No es fácil querer así a una ciudad, aunque en su intensidad nos regala oportunidades de aprender. Implícita en la experiencia de vivirla está la filosofía carioca de disfrutar a pesar de todo. Una enseñanza que, encontré, es trasladable a todos los órdenes de la vida. De hecho, los brasileños tienen una frase a ese efecto: Faz parte (es parte del combo).
Hace una década me tocó mudarme a Río de Janeiro con mi familia. Quedamos inmediatamente encantados por todo lo evidente, aunque la adaptación se hizo elusiva. No era sólo el desafío cultural e idiomático de la mudanza: toda actividad exigía tomar recaudos y había un miedo subyacente, como un runrún detrás de la música. Temía por mis hijos cuando salían y me debatía entre coartar su diversión y facilitar su integración. O bien, manejando en los suburbios, me asustaba la posibilidad de tomar un atajo equivocado y pagarlo caro, quizás con la vida. A la playa iba con lo puesto, sin efectos de valor.
No quiero dar la impresión equivocada: esos años fueron tan maravillosos como el apodo de la ciudad. Nos enamoramos de Río, no nos cansamos de decirlo. Pero: ¿la queríamos del todo, con todo? ¿O nos agradaba solo la vereda del sol?
La prueba de fuego, el crisol donde mi relación con Río de Janeiro se consolidó para siempre, fue mi experiencia del Reveillon, el festejo de Año Nuevo en la playa de Copacabana.
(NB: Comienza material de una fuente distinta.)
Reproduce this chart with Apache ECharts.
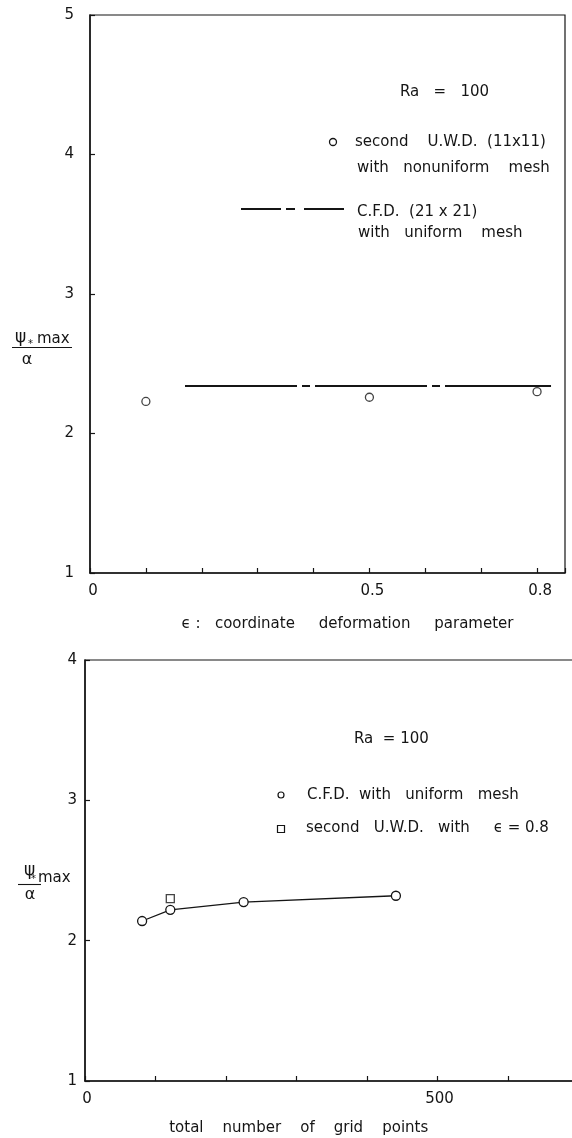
<!DOCTYPE html>
<html>
<head>
<meta charset="utf-8">
<script src="https://cdn.jsdelivr.net/npm/echarts/dist/echarts.min.js"></script>
<style>
  html, body { margin: 0; padding: 0; background: #fff; }
  #chart { width: 572px; height: 1138px; }
</style>
</head>
<body>
<div id="chart"></div>
<script>
// Upper panel: psi*max / alpha against the coordinate deformation parameter (Ra = 100)
const epsilonValues = [0.1, 0.5, 0.8];
const uwdNonuniform = [2.23, 2.26, 2.30];
const cfdUniformExtent = [0.17, 0.825];   // epsilon span of the C.F.D. (21x21) reference line
const cfdUniformValue = 2.34;
const epsTickLabels = ['0', '0.5', '0.8'];
const upperYTicks = ['1', '2', '3', '4', '5'];

// Lower panel: psi*max / alpha against the total number of grid points
const gridPoints = [81, 121, 225, 441];
const cfdGridValues = [2.14, 2.22, 2.275, 2.32];
const uwdGridPoints = [121];
const uwdGridValues = [2.30];
const gridTickLabels = ['0', '500'];
const lowerYTicks = ['1', '2', '3', '4'];

const ink = '#151515';
const face = 'DejaVu Sans';

function pickLabel(list) {
  return v => list.find(t => Math.abs(parseFloat(t) - v) < 1e-6) || '';
}

function xAxisFor(grid, min, max, step, labels, name, gap, pad, labelPad) {
  return {
    gridIndex: grid, type: 'value', min: min, max: max, interval: step,
    axisLine: { show: true, onZero: false, lineStyle: { color: ink, width: 1.5 } },
    axisTick: { show: true, inside: true, length: 5, lineStyle: { color: ink, width: 1.2 } },
    splitLine: { show: false },
    axisLabel: { margin: 11, color: ink, fontSize: 15, fontFamily: face,
                 padding: labelPad, formatter: pickLabel(labels) },
    name: name, nameLocation: 'middle', nameGap: gap,
    nameTextStyle: { color: ink, fontSize: 15, fontFamily: face, padding: pad }
  };
}

function yAxisFor(grid, min, max, labels, margin) {
  return {
    gridIndex: grid, type: 'value', min: min, max: max, interval: 1,
    axisLine: { show: true, onZero: false, lineStyle: { color: ink, width: 1.5 } },
    axisTick: { show: true, inside: true, length: 5, lineStyle: { color: ink, width: 1.2 } },
    splitLine: { show: false },
    axisLabel: { margin: margin, color: ink, fontSize: 15, fontFamily: face,
                 formatter: pickLabel(labels) }
  };
}

function txt(x, y, text, size, align) {
  return {
    type: 'text', x: x, y: y, silent: true,
    style: {
      text: text, fill: ink, font: size + 'px "' + face + '"',
      textAlign: align || 'left', textVerticalAlign: 'middle',
      align: align || 'left', verticalAlign: 'middle'
    }
  };
}

const hollow = { color: '#fff', borderColor: ink, borderWidth: 1.3 };

const chart = echarts.init(document.getElementById('chart'), null, { renderer: 'canvas' });

chart.setOption({
  animation: false,
  backgroundColor: '#fff',
  grid: [
    { left: 90, top: 15, width: 475, height: 558, show: true, containLabel: false,
      outerBoundsMode: 'none',
      borderColor: ink, borderWidth: 1.2, backgroundColor: 'transparent' },
    { left: 85, top: 660, width: 493.5, height: 421, show: true, containLabel: false,
      outerBoundsMode: 'none',
      borderColor: ink, borderWidth: 1.2, backgroundColor: 'transparent' }
  ],
  xAxis: [
    xAxisFor(0, 0, 0.85, 0.1, epsTickLabels,
             'ϵ :   coordinate     deformation     parameter', 44, [0, 0, 0, 40], [0, 0, 0, 6]),
    xAxisFor(1, 0, 700, 100, gridTickLabels,
             'total    number    of    grid    points', 40, [0, 66, 0, 0], [0, 0, 0, 4])
  ],
  yAxis: [
    yAxisFor(0, 1, 5, upperYTicks, 16),
    yAxisFor(1, 1, 4, lowerYTicks, 8)
  ],
  series: [
    {
      name: 'second U.W.D.(11x11) with nonuniform mesh',
      type: 'scatter', xAxisIndex: 0, yAxisIndex: 0,
      symbol: 'circle', symbolSize: 8, itemStyle: hollow, z: 4,
      data: epsilonValues.map((e, i) => [e, uwdNonuniform[i]])
    },
    {
      name: 'C.F.D.(21x21) with uniform mesh',
      type: 'line', xAxisIndex: 0, yAxisIndex: 0,
      symbol: 'none', z: 3,
      lineStyle: { color: ink, width: 2, type: [112, 5, 8, 5] },
      data: cfdUniformExtent.map(e => [e, cfdUniformValue])
    },
    {
      name: 'C.F.D. with uniform mesh',
      type: 'line', xAxisIndex: 1, yAxisIndex: 1,
      symbol: 'circle', symbolSize: 9, itemStyle: hollow, z: 3,
      lineStyle: { color: ink, width: 1.3 },
      data: gridPoints.map((n, i) => [n, cfdGridValues[i]])
    },
    {
      name: 'second U.W.D. with ϵ = 0.8',
      type: 'scatter', xAxisIndex: 1, yAxisIndex: 1,
      symbol: 'rect', symbolSize: 8, itemStyle: hollow, z: 4,
      data: uwdGridPoints.map((n, i) => [n, uwdGridValues[i]])
    }
  ],
  graphic: [
    // upper panel key
    txt(400, 92, 'Ra   =   100', 15),
    { type: 'circle', shape: { cx: 333, cy: 142, r: 3.5 },
      style: { fill: '#fff', stroke: ink, lineWidth: 1.3 } },
    txt(355, 142, 'second    U.W.D.  (11x11)', 15),
    txt(357, 168, 'with   nonuniform    mesh', 15),
    { type: 'line', shape: { x1: 241, y1: 209, x2: 345, y2: 209 },
      style: { stroke: ink, lineWidth: 2, lineDash: [40, 5, 9, 9] } },
    txt(357, 212, 'C.F.D.  (21 x 21)', 15),
    txt(358, 233, 'with   uniform    mesh', 15),
    // upper panel vertical-axis quantity
    txt(15, 338, 'ψ', 17),
    txt(28, 344, '*', 10),
    txt(37, 339, 'max', 15),
    { type: 'line', shape: { x1: 12, y1: 347.5, x2: 72, y2: 347.5 },
      style: { stroke: ink, lineWidth: 1.1 } },
    txt(27, 360, 'α', 16, 'center'),

    // lower panel key
    txt(354, 739, 'Ra  = 100', 15),
    { type: 'circle', shape: { cx: 281, cy: 795, r: 3 },
      style: { fill: '#fff', stroke: ink, lineWidth: 1.2 } },
    txt(307, 795, 'C.F.D.  with   uniform   mesh', 15),
    { type: 'rect', shape: { x: 277.5, y: 825.5, width: 7, height: 7 },
      style: { fill: '#fff', stroke: ink, lineWidth: 1.2 } },
    txt(306, 828, 'second   U.W.D.   with     ϵ = 0.8', 15),
    // lower panel vertical-axis quantity
    txt(24, 871, 'ψ', 17),
    txt(31, 879, '*', 10),
    txt(38, 878, 'max', 15),
    { type: 'line', shape: { x1: 18, y1: 884.5, x2: 41, y2: 884.5 },
      style: { stroke: ink, lineWidth: 1.1 } },
    txt(30, 895, 'α', 16, 'center')
  ]
});
</script>
</body>
</html>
Recibir el año allí, frente al mar, es un acontecimiento que todo viajero que se precie debe presenciar al menos una vez en la vida. La celebración es a la vez un espectáculo asombroso y un apasionante evento cultural y religioso. Y tratándose de Río de Janeiro, es todo lo demás también.
Una armada de barcazas se extiende frente a la costa desde el Fuerte hasta Leme, lista con su carga de 25.000 toneladas de pirotecnia que se transformará, a la hora cero, en un despliegue de luz y color nunca visto. Cientos de miles de personas descienden a la arena vestidas de blanco para meterse al mar a medianoche y saltar siete olas, pidiendo en cada una un deseo a la orixá Iemanjá, diosa del mar, generosa en dones. Muchos traen ofrendas de frutas y flores para lanzar al mar en barquitos, aunque hace años que la ceremonia oficial del culto umbanda se trasladó al día anterior, para evitar las muchedumbres.
No todos se aventuran a la playa. Participar in situ, con los pies en la arena, no es para cualquiera. Pero es lo que pretendíamos hacer, alentados por nuestros amigos. Aunque yo tenía mis dudas, con el brindis me dejé convencer.
El espectáculo no defraudó. La gente bailaba y reía compartiendo caipiriñas en un aluvión de alegría contagiosa. Me metí en el mar a saltar olas. No se me ocurrían suficientes deseos: estaba feliz. Diez segundos antes de la medianoche entoné con la muchedumbre la cuenta regresiva del año que se iba. Al llegar al cero, el cielo estalló. Saqué mi celular para grabar la escena. Fue entonces que Río de Janeiro manifestó su lado oscuro. Primero sonaron las voces de alerta: ¡Arrastão! Enseguida avanzó una banda robando los celulares que, al extremo de brazos extendidos para filmar, se ofrecían como frutas maduras para ser cosechadas. Hubo gritos, empujones, forcejeos. Caí al suelo. Al levantarme vi el arma, una pistola de alto calibre. Un hombre se escudaba entre la gente, perseguido por el que empuñaba el arma. La mira en su recorrido rozaba a las personas, a mis amigos…
Fugaz como una aparición, la escena se desvaneció. Como si no hubiera ocurrido. El cielo seguía encendido por decenas de supernovas. La gente bailaba y reía. Mi familia, sin enterarse, nadaba entre olas y reflejos de arcoíris. La sombra había pasado.
Más tarde, mi mujer preguntaba: ¿Escuchaste lo que pasó? ¿Qué susto, no? Pensé un momento antes de contestar. Después de todo, estábamos en Río de Janeiro. Y había que quererla así, con todo. Faz parte, respondí.